A new report from the California Policy Research Center at the University of California contains some positive results for students who attend career academies.

A 1985 assembly bill in the state offered competitive planning grants of $25,000 to 10 schools to initiate career academy programs and $50,000 per year for initial implementation. Three years later, a senate bill created the Partnership Academies program, offering planning and implementation grants. In 1999, 180 schools in 35 counties received support.

Career academies in California vary, but they share the school-within-a-school structure, integrated academic and vocational curriculum, and employer and workplace involvement. According to the report, "Career Academy Programs in California," well-developed career academies increased their students' academic knowledge and skills in comparison to students taking other high school programs. Career academies also increased high school completion rates and increased the probability of postsecondary education attendance. The need for later remediation in English was decreased, and the probability of university graduation for students who were not likely to attend--much less graduate--was increased.

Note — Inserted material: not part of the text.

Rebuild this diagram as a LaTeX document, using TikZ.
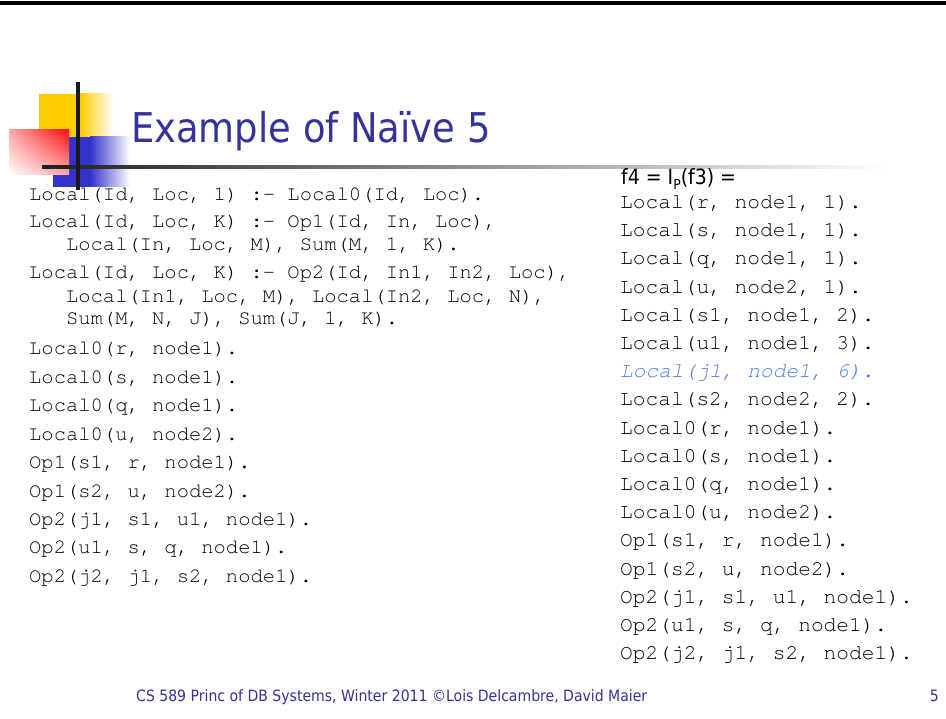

The components needed for successful career academies are listed by the California report as:

* a relatively complete curriculum

* a school-within-a-school that sheltered students from hostile or indifferent school environments and provided a social support system of teachers and peers

* large amounts of startup resources in terms of time, equipment and internships

* a program head whose commitment, energy and devotion led and inspired teachers and students

* school and community support, including business support for work-based-learning components.